_Directions_:
Scan the data beneath this task and copy each line that includes "chart".

_Stored records_:
++++++++
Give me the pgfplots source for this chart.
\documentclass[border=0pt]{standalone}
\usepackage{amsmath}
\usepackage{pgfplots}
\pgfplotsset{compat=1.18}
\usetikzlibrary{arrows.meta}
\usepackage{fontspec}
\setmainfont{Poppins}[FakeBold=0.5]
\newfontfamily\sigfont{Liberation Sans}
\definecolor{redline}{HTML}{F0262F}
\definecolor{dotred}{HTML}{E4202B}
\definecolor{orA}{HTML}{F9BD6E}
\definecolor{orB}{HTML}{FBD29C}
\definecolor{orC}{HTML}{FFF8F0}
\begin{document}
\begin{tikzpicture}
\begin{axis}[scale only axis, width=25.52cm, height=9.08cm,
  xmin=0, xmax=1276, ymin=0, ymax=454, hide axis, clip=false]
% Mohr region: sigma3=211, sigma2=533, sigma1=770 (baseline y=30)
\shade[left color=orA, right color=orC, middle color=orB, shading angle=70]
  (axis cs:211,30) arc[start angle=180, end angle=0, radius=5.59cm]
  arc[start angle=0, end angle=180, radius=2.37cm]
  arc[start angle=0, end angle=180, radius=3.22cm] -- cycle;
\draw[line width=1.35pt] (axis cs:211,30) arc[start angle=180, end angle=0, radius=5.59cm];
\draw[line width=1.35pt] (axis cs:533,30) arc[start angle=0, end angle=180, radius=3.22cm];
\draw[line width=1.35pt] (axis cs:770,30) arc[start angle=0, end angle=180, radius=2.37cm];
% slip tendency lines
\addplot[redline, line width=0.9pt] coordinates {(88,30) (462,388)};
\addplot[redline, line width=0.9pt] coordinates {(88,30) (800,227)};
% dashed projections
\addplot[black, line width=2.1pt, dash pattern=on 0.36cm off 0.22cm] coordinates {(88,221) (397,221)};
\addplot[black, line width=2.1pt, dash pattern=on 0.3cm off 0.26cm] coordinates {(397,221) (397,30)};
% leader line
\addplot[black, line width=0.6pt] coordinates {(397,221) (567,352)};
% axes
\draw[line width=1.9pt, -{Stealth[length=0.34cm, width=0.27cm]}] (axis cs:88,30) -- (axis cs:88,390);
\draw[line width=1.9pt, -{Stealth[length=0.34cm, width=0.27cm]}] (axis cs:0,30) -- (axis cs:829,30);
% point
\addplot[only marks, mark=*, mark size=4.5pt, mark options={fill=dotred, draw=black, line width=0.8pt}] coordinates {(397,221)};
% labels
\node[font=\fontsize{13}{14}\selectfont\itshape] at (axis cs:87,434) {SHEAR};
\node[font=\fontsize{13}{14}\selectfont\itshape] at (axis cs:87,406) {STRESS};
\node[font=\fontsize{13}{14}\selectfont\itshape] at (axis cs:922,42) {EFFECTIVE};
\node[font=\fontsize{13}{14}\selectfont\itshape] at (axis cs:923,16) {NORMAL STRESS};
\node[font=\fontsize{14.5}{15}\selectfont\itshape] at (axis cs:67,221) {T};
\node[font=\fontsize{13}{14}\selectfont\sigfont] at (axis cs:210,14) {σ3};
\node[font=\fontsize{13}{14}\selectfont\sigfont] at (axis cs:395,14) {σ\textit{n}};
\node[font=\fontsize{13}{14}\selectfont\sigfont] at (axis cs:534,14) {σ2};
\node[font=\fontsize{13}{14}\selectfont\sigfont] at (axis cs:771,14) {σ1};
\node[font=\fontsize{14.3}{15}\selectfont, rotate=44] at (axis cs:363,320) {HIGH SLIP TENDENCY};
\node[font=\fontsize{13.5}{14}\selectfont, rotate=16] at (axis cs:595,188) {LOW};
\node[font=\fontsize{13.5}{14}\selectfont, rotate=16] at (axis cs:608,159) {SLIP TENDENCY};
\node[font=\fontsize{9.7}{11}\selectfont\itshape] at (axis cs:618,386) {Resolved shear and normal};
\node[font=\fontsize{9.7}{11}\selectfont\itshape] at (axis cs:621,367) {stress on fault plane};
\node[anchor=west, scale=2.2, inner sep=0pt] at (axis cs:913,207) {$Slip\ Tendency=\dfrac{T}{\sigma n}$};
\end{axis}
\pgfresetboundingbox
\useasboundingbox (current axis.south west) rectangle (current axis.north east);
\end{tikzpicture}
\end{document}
++++++++
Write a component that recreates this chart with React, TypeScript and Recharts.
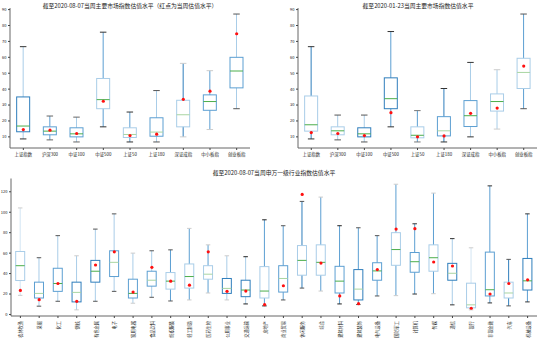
++++++++
_Written solution_:
Give me the pgfplots source for this chart.
Write a component that recreates this chart with React, TypeScript and Recharts.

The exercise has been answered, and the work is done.